As the end of the year approaches, it’s an exciting time for people all over the world. No matter what country you’re in, you’ll find ways to mark another successful turn around the sun and ring in New Year’s in good company and good spirits! Depending on where you’re from, however, New Year’s traditions can vary greatly. Here are some of the best ways we can think of to celebrate the end of the year, and get the new one started off on the right foot.
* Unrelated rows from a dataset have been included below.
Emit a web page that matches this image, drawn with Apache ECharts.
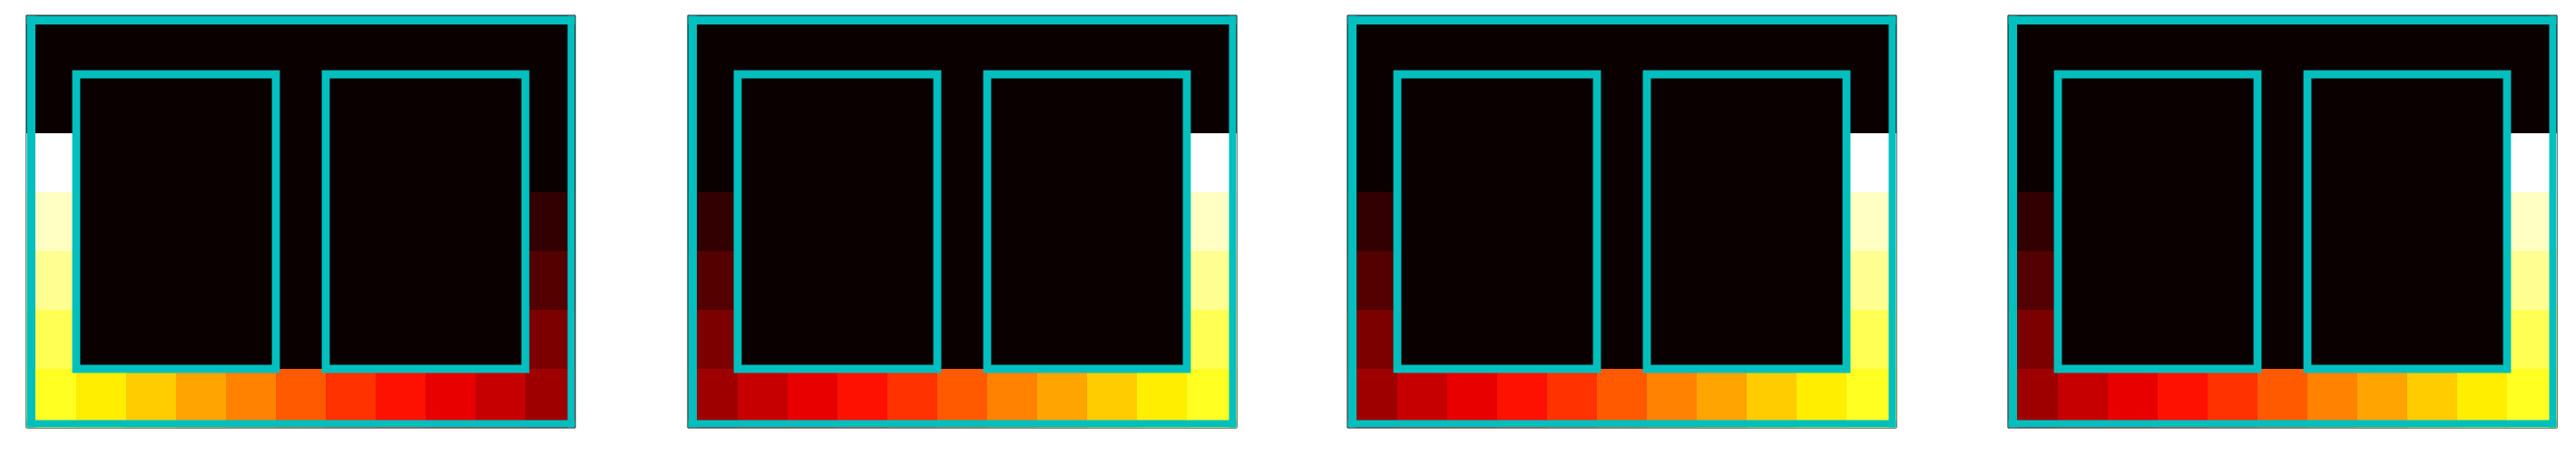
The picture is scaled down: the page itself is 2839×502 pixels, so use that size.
<!DOCTYPE html>
<html>
<head>
<meta charset="utf-8">
<script src="https://cdn.jsdelivr.net/npm/echarts@6/dist/echarts.min.js"></script>
<style>
html,body{margin:0;padding:0;background:#fff;}
#chart{width:2839px;height:502px;}
</style>
</head>
<body>
<div id="chart"></div>
<script>
// ---- data ----
const xCats = ['0','1','2','3','4','5','6','7','8','9','10'];
const yCats = ['0','1','2','3','4','5','6'];   // row 0 at top

// panel 1: hot edge on the left
const p1LeftCol   = [0, 0, 1.00, 0.94, 0.89, 0.83, 0.78];
const p1BottomRow = [0.78, 0.72, 0.67, 0.61, 0.56, 0.50, 0.44, 0.39, 0.33, 0.28, 0.22];
const p1RightCol  = [0, 0, 0, 0.06, 0.11, 0.17, 0.22];

// panels 2-4: hot edge on the right
const p2LeftCol   = [0, 0, 0, 0.06, 0.11, 0.17, 0.22];
const p2BottomRow = [0.22, 0.28, 0.33, 0.39, 0.44, 0.50, 0.56, 0.61, 0.67, 0.72, 0.78];
const p2RightCol  = [0, 0, 1.00, 0.94, 0.89, 0.83, 0.78];

const panelLeftCols   = [p1LeftCol, p2LeftCol, p2LeftCol, p2LeftCol];
const panelBottomRows = [p1BottomRow, p2BottomRow, p2BottomRow, p2BottomRow];
const panelRightCols  = [p1RightCol, p2RightCol, p2RightCol, p2RightCol];

// cyan boxes (inclusive cell ranges): outer frame + two inner boxes
const boxColStart = [0, 1, 6];
const boxColEnd   = [10, 4, 9];
const boxRowStart = [0, 1, 1];
const boxRowEnd   = [6, 5, 5];
const boxIsFrame  = [1, 0, 0];

// ---- layout / style ----
const gridLefts = [29, 758, 1485, 2213];
const gridTop = 17, gridW = 605, gridH = 455;
const CYAN = '#00bfbf';

function hot(t){
  const r = Math.min(1, 0.0416 + 0.9584 * t / 0.365079);
  const g = Math.max(0, Math.min(1, (t - 0.365079) / (0.746032 - 0.365079)));
  const b = Math.max(0, Math.min(1, (t - 0.746032) / (1 - 0.746032)));
  const h = v => Math.round(v * 255).toString(16).padStart(2, '0');
  return '#' + h(r) + h(g) + h(b);
}
const hotStops = [];
for (let i = 0; i <= 200; i++) hotStops.push(hot(i / 200));

function buildGrid(leftCol, bottomRow, rightCol){
  const out = [];
  const nx = xCats.length, ny = yCats.length;
  for (let y = 0; y < ny; y++){
    for (let x = 0; x < nx; x++){
      let v = 0;
      if (y === ny - 1) v = bottomRow[x];
      else if (x === 0) v = leftCol[y];
      else if (x === nx - 1) v = rightCol[y];
      out.push([x, y, v]);
    }
  }
  return out;
}

const boxData = boxColStart.map((c, i) => [c, boxRowStart[i], boxColEnd[i], boxRowEnd[i], boxIsFrame[i]]);

function renderCell(params, api){
  const p = api.coord([api.value(0), api.value(1)]);
  const sz = api.size([1, 1]);
  const x = Math.round(p[0] - sz[0] / 2), y = Math.round(p[1] - sz[1] / 2);
  const w = Math.round(p[0] + sz[0] / 2) - x, h = Math.round(p[1] + sz[1] / 2) - y;
  return {
    type: 'rect',
    shape: {x: x, y: y, width: w, height: h},
    style: {fill: api.visual('color')},
    z2: 0
  };
}

function renderBox(params, api){
  const c0 = api.value(0), r0 = api.value(1), c1 = api.value(2), r1 = api.value(3), frame = api.value(4);
  const pA = api.coord([c0, r0]);
  const pB = api.coord([c1, r1]);
  const sz = api.size([1, 1]);
  const x0 = Math.min(pA[0], pB[0]) - sz[0] / 2;
  const x1 = Math.max(pA[0], pB[0]) + sz[0] / 2;
  const y0 = Math.min(pA[1], pB[1]) - sz[1] / 2;
  const y1 = Math.max(pA[1], pB[1]) + sz[1] / 2;
  if (frame){
    const tl = 9.5, br = 8, e = 0.5;
    const st = {fill: CYAN};
    return {
      type: 'group',
      children: [
        {type: 'rect', shape: {x: x0 + e, y: y0 + e, width: x1 - x0 - 2 * e, height: tl}, style: st, z2: 10},
        {type: 'rect', shape: {x: x0 + e, y: y1 - e - br, width: x1 - x0 - 2 * e, height: br}, style: st, z2: 10},
        {type: 'rect', shape: {x: x0 + e, y: y0 + e, width: tl, height: y1 - y0 - 2 * e}, style: st, z2: 10},
        {type: 'rect', shape: {x: x1 - e - br, y: y0 + e, width: br, height: y1 - y0 - 2 * e}, style: st, z2: 10}
      ]
    };
  }
  return {
    type: 'rect',
    shape: {x: x0, y: y0, width: x1 - x0, height: y1 - y0},
    style: {fill: null, stroke: CYAN, lineWidth: 8.8, lineJoin: 'miter'},
    z2: 10
  };
}

const grids = [], xAxes = [], yAxes = [], series = [];
gridLefts.forEach((l, i) => {
  grids.push({left: l, top: gridTop, width: gridW, height: gridH, show: true,
              borderColor: '#000', borderWidth: 1, backgroundColor: 'transparent', containLabel: false});
  xAxes.push({type: 'category', data: xCats, gridIndex: i, show: false});
  yAxes.push({type: 'category', data: yCats, gridIndex: i, inverse: true, show: false});
  series.push({
    type: 'custom', xAxisIndex: i, yAxisIndex: i,
    data: buildGrid(panelLeftCols[i], panelBottomRows[i], panelRightCols[i]),
    renderItem: renderCell, silent: true, animation: false, z: 1
  });
});
gridLefts.forEach((l, i) => {
  series.push({
    type: 'custom', xAxisIndex: i, yAxisIndex: i, data: boxData,
    renderItem: renderBox, silent: true, animation: false, z: 5, zlevel: 1, clip: false
  });
});

const chart = echarts.init(document.getElementById('chart'), null, {renderer: 'canvas'});
chart.setOption({
  animation: false,
  backgroundColor: '#ffffff',
  grid: grids,
  xAxis: xAxes,
  yAxis: yAxes,
  visualMap: {
    type: 'continuous', min: 0, max: 1, show: false, dimension: 2,
    seriesIndex: [0, 1, 2, 3],
    inRange: {color: hotStops}
  },
  series: series
});
</script>
</body>
</html>
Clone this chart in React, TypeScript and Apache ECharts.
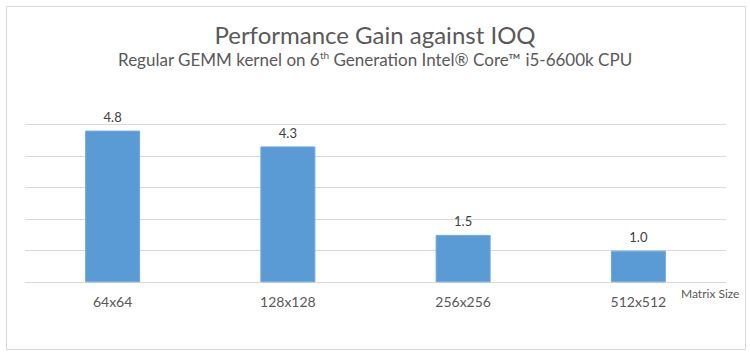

Nothing brings a crowd together like ringing in the new year. Pretty much any city, town, village or hamlet will have some sort of celebration that you can join in the countdown to midnight. There’s often other festivities that take place in the lead-up to the big event, like free outdoor concerts or ice skating, and if you’re lucky, expect a fireworks display when the clock strikes midnight. Speaking of clocks, London’s Big Ben is one of the most famous places in the world to celebrate New Year’s Eve; every year an estimated 3 million people gather on the Thames River to watch the world’s most famous clock chime 12 times and bring a close to another year.
There’s a saying you’ll start to hear a lot after Christmas and throughout the first few weeks of January: “New year, new you!” For many people, a new year means a fresh start and a chance to develop new habits they’ve been putting off. A New Year’s resolution is a promise you make to yourself to start doing something differently, especially if it will make a positive impact in your life. Some common resolutions include getting fit, eating healthy, or learning a new skill that you’ve always wanted to try. If you’ve always wanted to go abroad and study, for example — this could be your year to finally make it happen!
Although most people wouldn’t be able to tell you what it means, “Auld Lang Syne” is the song most commonly associated with the passage of an old year into new. While it’s officially credited to the Scottish poet Robbie Burns, this song, commonly played just after midnight, goes back centuries as an old oral tradition. The title and chorus literally translates to “old long since,” but the meaning it conveys is closer to “days gone by” — a perfect message to pay respects and bid farewell to the past 365 days.
Just like “Auld Lang Syne,” this midnight tradition goes way back — all the way to the Ancient Romans. It’s persisted since then, in part because who doesn’t love a kiss? But also because it’s considered good luck for the future year. Old folklore says that kissing at midnight can dispel evil spirits and strengthen the relationships you have. Don’t just choose anyone for this romantic ritual, though; there’s a saying that you ought to “kiss the person you hope to keep kissing” in the new year.
Get your year started feeling fresh by getting outside and being active! While many people might choose to stay indoors from the festivities the night before, a much better way to spend the January 1 public holiday is being in the great outdoors. Lots of people mark the new year with outdoor activities like runs, hikes, walks — or something called a polar bear plunge, where participants in jump into freezing water, usually to raise money for charity. You’ll find polar dips all around Canada, America, Great Britain, and even one in South Korea!